Maria Bianca Farina interviene sul ruolo centrale delle assicurazioni per lo sviluppo del paese, in particolare nell’integrazione dei servizi di welfare pubblici e nella prevenzione dei rischi. Il caso della salute: oggi avremmo bisogno di tante risorse aggiuntive, che il pubblico non può mettere in campo in quanto il debito pubblico è altissimo. Drenare dalla fiscalità risorse aggiuntive quante ne servirebbero, è quasi impossibile.
La mutualizzazione assicurativa che integri i finanziamenti pubblici con quelli privati, e una regia pubblica, che garantisca una spesa più accurata delle risorse, può offrire soluzioni e costi adeguate.

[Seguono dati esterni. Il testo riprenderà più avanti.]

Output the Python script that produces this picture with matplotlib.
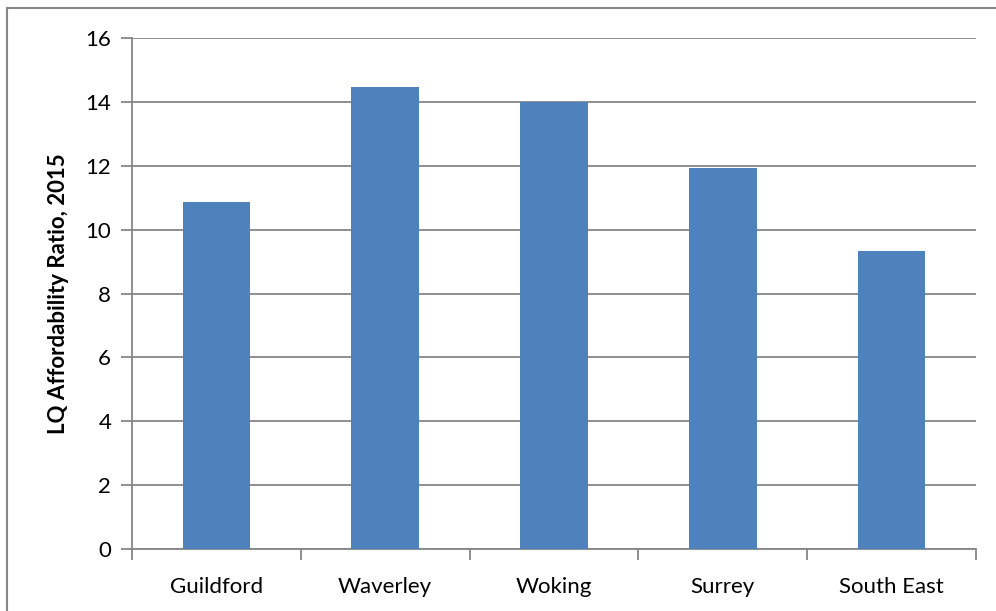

Oggi siamo fanalino di coda in Europa. Essere scoperti di fronte ai rischi significa non poter investire abbastanza, non gestire le proprie finanze.
Credere che la sola crescita risolva tutto è un errore che molti governi hanno commesso. Oggi ci sono 5 milioni di persone in estrema povertà quando nel 2006 ce ne erano due milioni. Non basta la crescita del Pil a creare benessere. I valori di coesione sociale sono fondamentali. Conciliare il libero mercato con i valori dell’uomo è qualcosa di molto complesso. Il contributo del settore assicurativo alla domanda di welfare sarà sempre crescente, oggi in Italia sono 4 milioni gli ottantenni, questo richiederà assistenza maggiore. Gli assicuratori sono tra gli investitori istituzionali più importanti, il PNRR consentirà una svolta ma quelle risorse non saranno sufficienti per tutti gli investimenti di cui ha bisogno il paese.